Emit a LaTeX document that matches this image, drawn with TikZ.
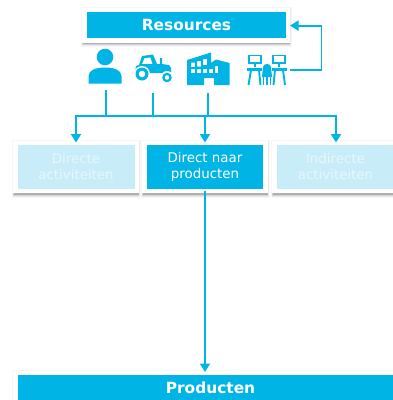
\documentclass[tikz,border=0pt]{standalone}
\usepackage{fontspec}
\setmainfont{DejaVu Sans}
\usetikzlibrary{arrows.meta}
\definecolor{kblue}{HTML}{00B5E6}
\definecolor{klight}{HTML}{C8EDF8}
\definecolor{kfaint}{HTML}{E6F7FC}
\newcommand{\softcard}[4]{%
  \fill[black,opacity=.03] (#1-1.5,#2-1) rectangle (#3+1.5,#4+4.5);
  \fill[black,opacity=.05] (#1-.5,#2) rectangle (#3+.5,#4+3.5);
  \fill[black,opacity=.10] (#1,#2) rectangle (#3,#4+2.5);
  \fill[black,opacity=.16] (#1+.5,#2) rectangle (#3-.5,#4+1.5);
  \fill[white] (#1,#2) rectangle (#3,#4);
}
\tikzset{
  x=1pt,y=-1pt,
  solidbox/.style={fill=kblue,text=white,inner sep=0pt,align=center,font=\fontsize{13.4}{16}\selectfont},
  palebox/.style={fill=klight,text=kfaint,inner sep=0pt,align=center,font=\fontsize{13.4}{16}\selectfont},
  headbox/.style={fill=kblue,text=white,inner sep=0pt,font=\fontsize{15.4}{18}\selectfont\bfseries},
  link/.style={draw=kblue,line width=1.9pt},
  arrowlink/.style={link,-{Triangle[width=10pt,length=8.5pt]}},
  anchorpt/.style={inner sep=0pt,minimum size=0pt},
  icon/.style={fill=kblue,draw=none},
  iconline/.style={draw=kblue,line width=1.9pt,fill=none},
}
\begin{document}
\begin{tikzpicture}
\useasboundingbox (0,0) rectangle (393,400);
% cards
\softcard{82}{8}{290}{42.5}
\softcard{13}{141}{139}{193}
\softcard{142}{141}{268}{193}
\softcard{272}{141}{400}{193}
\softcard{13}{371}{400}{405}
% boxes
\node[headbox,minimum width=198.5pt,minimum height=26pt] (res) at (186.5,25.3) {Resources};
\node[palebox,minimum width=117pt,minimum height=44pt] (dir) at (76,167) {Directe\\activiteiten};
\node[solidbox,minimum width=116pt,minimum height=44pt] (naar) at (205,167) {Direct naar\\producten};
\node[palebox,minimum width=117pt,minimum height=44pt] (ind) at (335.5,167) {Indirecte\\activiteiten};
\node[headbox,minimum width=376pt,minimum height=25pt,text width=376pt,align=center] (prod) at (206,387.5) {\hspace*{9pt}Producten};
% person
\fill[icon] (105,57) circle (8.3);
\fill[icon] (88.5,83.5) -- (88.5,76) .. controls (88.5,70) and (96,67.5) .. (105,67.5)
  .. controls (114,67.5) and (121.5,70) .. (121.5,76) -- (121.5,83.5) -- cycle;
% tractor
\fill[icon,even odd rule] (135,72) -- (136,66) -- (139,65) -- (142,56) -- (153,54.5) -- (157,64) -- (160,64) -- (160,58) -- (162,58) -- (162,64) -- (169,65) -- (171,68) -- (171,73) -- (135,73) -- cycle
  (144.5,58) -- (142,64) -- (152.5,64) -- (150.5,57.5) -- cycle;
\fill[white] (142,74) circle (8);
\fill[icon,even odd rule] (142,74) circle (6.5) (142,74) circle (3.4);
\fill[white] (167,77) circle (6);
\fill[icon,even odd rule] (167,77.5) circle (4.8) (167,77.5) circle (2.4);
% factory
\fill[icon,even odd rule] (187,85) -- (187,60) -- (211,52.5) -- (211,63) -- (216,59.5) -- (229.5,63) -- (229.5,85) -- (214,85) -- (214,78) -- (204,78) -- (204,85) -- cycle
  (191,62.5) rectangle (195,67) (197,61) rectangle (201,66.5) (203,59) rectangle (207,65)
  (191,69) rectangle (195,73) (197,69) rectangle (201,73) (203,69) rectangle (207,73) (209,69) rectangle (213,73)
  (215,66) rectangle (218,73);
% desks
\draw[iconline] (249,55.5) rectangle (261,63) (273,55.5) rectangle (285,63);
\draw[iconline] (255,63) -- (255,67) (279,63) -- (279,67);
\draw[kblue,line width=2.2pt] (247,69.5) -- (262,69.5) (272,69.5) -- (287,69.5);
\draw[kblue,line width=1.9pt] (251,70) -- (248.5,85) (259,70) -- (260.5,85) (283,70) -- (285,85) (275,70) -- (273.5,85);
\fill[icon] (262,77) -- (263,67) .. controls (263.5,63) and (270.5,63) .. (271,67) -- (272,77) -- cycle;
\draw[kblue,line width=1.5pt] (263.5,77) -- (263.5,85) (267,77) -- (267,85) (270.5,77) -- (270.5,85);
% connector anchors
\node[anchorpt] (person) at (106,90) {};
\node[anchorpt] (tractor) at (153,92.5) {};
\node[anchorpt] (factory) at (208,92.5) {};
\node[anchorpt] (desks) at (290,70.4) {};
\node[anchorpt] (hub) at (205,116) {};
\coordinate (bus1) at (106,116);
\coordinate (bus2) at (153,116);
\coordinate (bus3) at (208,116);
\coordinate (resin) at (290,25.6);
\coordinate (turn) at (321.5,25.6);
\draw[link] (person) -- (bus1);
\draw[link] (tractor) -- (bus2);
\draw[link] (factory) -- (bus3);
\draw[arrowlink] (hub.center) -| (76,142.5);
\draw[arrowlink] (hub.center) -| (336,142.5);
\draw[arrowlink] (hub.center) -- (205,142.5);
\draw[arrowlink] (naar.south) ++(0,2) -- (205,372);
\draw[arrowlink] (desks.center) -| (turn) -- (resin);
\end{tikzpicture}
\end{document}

Exercise: Copy out each line word for word, please, skipping the images.

The response:
Emit a LaTeX document that matches this image, drawn with TikZ.
\documentclass[tikz,border=0pt]{standalone}
\usepackage{fontspec}
\setmainfont{DejaVu Sans}
\usetikzlibrary{arrows.meta}
\definecolor{kblue}{HTML}{00B5E6}
\definecolor{klight}{HTML}{C8EDF8}
\definecolor{kfaint}{HTML}{E6F7FC}
\newcommand{\softcard}[4]{%
  \fill[black,opacity=.03] (#1-1.5,#2-1) rectangle (#3+1.5,#4+4.5);
  \fill[black,opacity=.05] (#1-.5,#2) rectangle (#3+.5,#4+3.5);
  \fill[black,opacity=.10] (#1,#2) rectangle (#3,#4+2.5);
  \fill[black,opacity=.16] (#1+.5,#2) rectangle (#3-.5,#4+1.5);
  \fill[white] (#1,#2) rectangle (#3,#4);
}
\tikzset{
  x=1pt,y=-1pt,
  solidbox/.style={fill=kblue,text=white,inner sep=0pt,align=center,font=\fontsize{13.4}{16}\selectfont},
  palebox/.style={fill=klight,text=kfaint,inner sep=0pt,align=center,font=\fontsize{13.4}{16}\selectfont},
  headbox/.style={fill=kblue,text=white,inner sep=0pt,font=\fontsize{15.4}{18}\selectfont\bfseries},
  link/.style={draw=kblue,line width=1.9pt},
  arrowlink/.style={link,-{Triangle[width=10pt,length=8.5pt]}},
  anchorpt/.style={inner sep=0pt,minimum size=0pt},
  icon/.style={fill=kblue,draw=none},
  iconline/.style={draw=kblue,line width=1.9pt,fill=none},
}
\begin{document}
\begin{tikzpicture}
\useasboundingbox (0,0) rectangle (393,400);
% cards
\softcard{82}{8}{290}{42.5}
\softcard{13}{141}{139}{193}
\softcard{142}{141}{268}{193}
\softcard{272}{141}{400}{193}
\softcard{13}{371}{400}{405}
% boxes
\node[headbox,minimum width=198.5pt,minimum height=26pt] (res) at (186.5,25.3) {Resources};
\node[palebox,minimum width=117pt,minimum height=44pt] (dir) at (76,167) {Directe\\activiteiten};
\node[solidbox,minimum width=116pt,minimum height=44pt] (naar) at (205,167) {Direct naar\\producten};
\node[palebox,minimum width=117pt,minimum height=44pt] (ind) at (335.5,167) {Indirecte\\activiteiten};
\node[headbox,minimum width=376pt,minimum height=25pt,text width=376pt,align=center] (prod) at (206,387.5) {\hspace*{9pt}Producten};
% person
\fill[icon] (105,57) circle (8.3);
\fill[icon] (88.5,83.5) -- (88.5,76) .. controls (88.5,70) and (96,67.5) .. (105,67.5)
  .. controls (114,67.5) and (121.5,70) .. (121.5,76) -- (121.5,83.5) -- cycle;
% tractor
\fill[icon,even odd rule] (135,72) -- (136,66) -- (139,65) -- (142,56) -- (153,54.5) -- (157,64) -- (160,64) -- (160,58) -- (162,58) -- (162,64) -- (169,65) -- (171,68) -- (171,73) -- (135,73) -- cycle
  (144.5,58) -- (142,64) -- (152.5,64) -- (150.5,57.5) -- cycle;
\fill[white] (142,74) circle (8);
\fill[icon,even odd rule] (142,74) circle (6.5) (142,74) circle (3.4);
\fill[white] (167,77) circle (6);
\fill[icon,even odd rule] (167,77.5) circle (4.8) (167,77.5) circle (2.4);
% factory
\fill[icon,even odd rule] (187,85) -- (187,60) -- (211,52.5) -- (211,63) -- (216,59.5) -- (229.5,63) -- (229.5,85) -- (214,85) -- (214,78) -- (204,78) -- (204,85) -- cycle
  (191,62.5) rectangle (195,67) (197,61) rectangle (201,66.5) (203,59) rectangle (207,65)
  (191,69) rectangle (195,73) (197,69) rectangle (201,73) (203,69) rectangle (207,73) (209,69) rectangle (213,73)
  (215,66) rectangle (218,73);
% desks
\draw[iconline] (249,55.5) rectangle (261,63) (273,55.5) rectangle (285,63);
\draw[iconline] (255,63) -- (255,67) (279,63) -- (279,67);
\draw[kblue,line width=2.2pt] (247,69.5) -- (262,69.5) (272,69.5) -- (287,69.5);
\draw[kblue,line width=1.9pt] (251,70) -- (248.5,85) (259,70) -- (260.5,85) (283,70) -- (285,85) (275,70) -- (273.5,85);
\fill[icon] (262,77) -- (263,67) .. controls (263.5,63) and (270.5,63) .. (271,67) -- (272,77) -- cycle;
\draw[kblue,line width=1.5pt] (263.5,77) -- (263.5,85) (267,77) -- (267,85) (270.5,77) -- (270.5,85);
% connector anchors
\node[anchorpt] (person) at (106,90) {};
\node[anchorpt] (tractor) at (153,92.5) {};
\node[anchorpt] (factory) at (208,92.5) {};
\node[anchorpt] (desks) at (290,70.4) {};
\node[anchorpt] (hub) at (205,116) {};
\coordinate (bus1) at (106,116);
\coordinate (bus2) at (153,116);
\coordinate (bus3) at (208,116);
\coordinate (resin) at (290,25.6);
\coordinate (turn) at (321.5,25.6);
\draw[link] (person) -- (bus1);
\draw[link] (tractor) -- (bus2);
\draw[link] (factory) -- (bus3);
\draw[arrowlink] (hub.center) -| (76,142.5);
\draw[arrowlink] (hub.center) -| (336,142.5);
\draw[arrowlink] (hub.center) -- (205,142.5);
\draw[arrowlink] (naar.south) ++(0,2) -- (205,372);
\draw[arrowlink] (desks.center) -| (turn) -- (resin);
\end{tikzpicture}
\end{document}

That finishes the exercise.